The recommended way to be rid of these pesky pests is pick them off by hand and place them in a bucket of water. I was determined to do everything in my power not to let these tiny shiny creatures destroy what I had been working for months to create.

There was about to be a lot of sacred beetle burial baths.

With only about 40 days from birth to death, they waste no time in eating, reproducing and eating and reproducing as quickly as they can. Like us, they’re just fighting for survival.

This year, they’d begun their battle on my defenseless miniature tangerine roses. Overnight leaves were riddled with holes and petite blooms gobbled. This year I vowed to beat the beetles in the battle.

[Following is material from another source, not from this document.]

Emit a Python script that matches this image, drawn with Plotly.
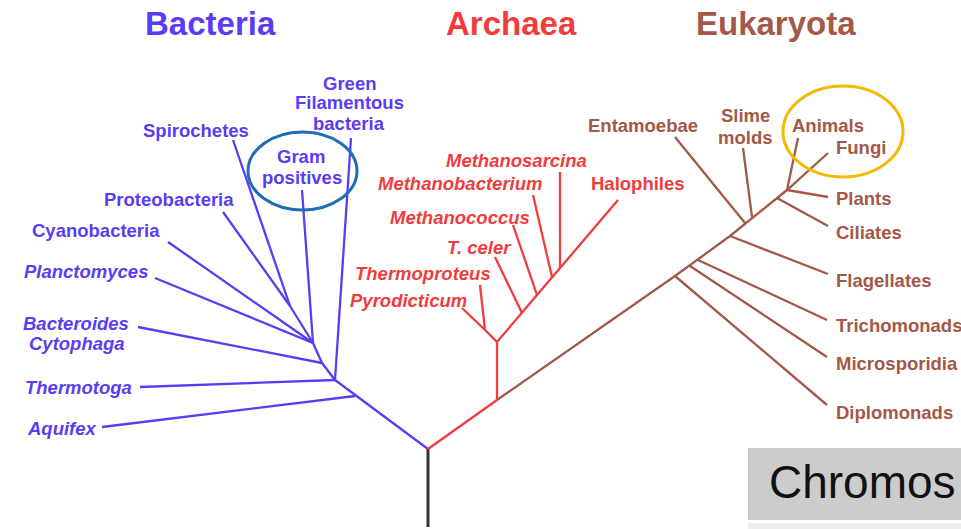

Showing off their shine in the early morning sun (best to get them before they’re really awake), they are easy to spot. I pick one with my bare had. It jumps. I jump. I pick another. In the single second that my hand travels to the bucket, the beetle begins to flap its wings in panic. I panic. I open my hand and it flies to freedom.

 The flutter of this defenseless insect who was about to die had me reacting as though it were a tiger jumping out from the bushes about to devour me. Such are the neuropathways of the brain. Wired for survival, they remember that some bugs and some sudden movements can kill us.

During the pandemic I’ve been trying to breathe more deeply I notice I’m holding my breath.  Was I really frightened of a harmless insect that was smaller than the nail on my littlest finger? Yep.

I remind myself that I am safe. After a mere moment of discomfort it will be over. I hoped it was the same for the bright little bug.

After days of diligence, the beetles departed. My fears of losing my bed of bachelor buttons and yarrow never came to pass.

I breathed a sigh of relief, remembering that the past is not the present, my worst fears rarely come true, and some things are worth fighting for.

Coach Koenig

Are you scared when there’s no need to be?

Have you taken on a battle you’re determined to win?

Are you willing to endure discomfort for something you value?